It is quite common to coinfiltrate the Agrobacterium carrying the construct of interest together with another Agrobacterium carrying a silencing suppressor protein gene such as the one encoding the p19 protein from the plant pathogenic Tomato bushy stunt virus (TBSV), or the NSs protein from tomato spotted wilt virus (TSWV). TBSV was first discovered in 1935 in tomatoes and results in plants with stunted growth and deformed fruits. TSWV was discovered in tomatoes in Australia in 1915, and for many years was the only member of what is now known as genus Tospovirus, family Bunyaviridae. Acetosyringone is also commonly added to the agroinfiltration media to increase transformation efficiency, thus construct of interest expression.

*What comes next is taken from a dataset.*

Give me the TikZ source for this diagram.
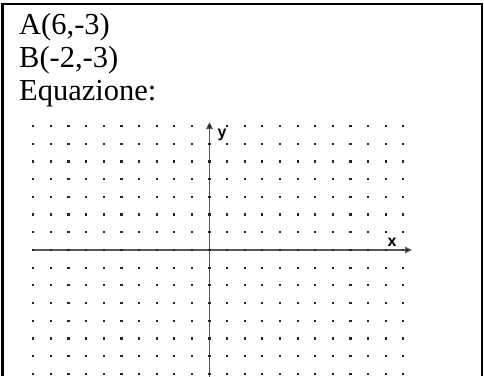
\documentclass[tikz,border=0pt]{standalone}
\usepackage{fontspec}
\setmainfont{Liberation Serif}
\newfontfamily\axfont{Liberation Sans}
\usetikzlibrary{positioning,arrows.meta}

\begin{document}
\begin{tikzpicture}[
  x=1pt, y=-1pt,
  txt/.style={
    anchor=base west,
    inner sep=0pt,
    font=\fontsize{30.5}{33}\selectfont
  },
  frame/.style={line width=2.6pt},
  dotc/.style={fill=black!85},
  axis/.style={draw=black!65, line width=1.3pt, -{Triangle[length=7pt,width=6.5pt,fill=black]}},
  axlabel/.style={inner sep=0pt, font=\axfont\bfseries\fontsize{16}{16}\selectfont}
]
\useasboundingbox (0,0) rectangle (484,376);
\draw[frame] (2.5,376) |- (482,4) -- (482,376);
\node[txt] (pa) at (19,34) {A(6,-3)};
\node[txt] (pb) at (19,67) {B(-2,-3)};
\node[txt] (eq) at (19,100) {Equazione:};
\coordinate (xs) at (32,250);
\coordinate (xe) at (412,250);
\coordinate (ys) at (209.5,378);
\coordinate (ye) at (209.5,122);
\draw[axis] (xs) -- (xe);
\draw[axis] (ys) -- (ye);
\foreach \i in {0,...,21}
  \foreach \j in {0,...,14}
    \fill[dotc] ({33.3+17.62*\i-1.1},{126+17.7*\j-1.1}) rectangle ++(2.2,2.2);
\node[axlabel] (xlab) at (392,242) {x};
\node[axlabel] (ylab) at (222,135) {y};
\end{tikzpicture}
\end{document}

In order to defend itself against viruses and other pathogens that introduce foreign nucleic acids into their cells, plants have developed a system of post-transcriptional gene silencing (PTGS) where small interfering RNAs are produced from double-stranded RNA in order to create a sequence specific degradation pathway that efficiently silence non-native genes. Many plant viruses have developed mechanisms that counter the plants PTGS-systems by evolving proteins, such as p19 and NSs, that interfere with the PTGS-pathway at different levels.

Although it is not clear exactly how p19 works to suppress RNA silencing, studies have shown that transiently expressed proteins in Nicotiana benthamiana leaves have an up to 50-fold higher yield when coinfiltrated with TBSV p19.

TSWV and other tospovirus NSs proteins have been shown to be effective as suppressors of both local and systemic silencing, and may be a useful alternative to p19 where the latter has been shown not to be effective. In other studies, p19 from artichoke mottled crinkle virus has been shown to have a similar, although weaker, effect to TBSV p19. However, it needs to be noted that the p19 protein is a recognised effector in certain plant species (e.g., Nicotiana tabacum pv. petit Gerard) that would trigger hypersensitive response.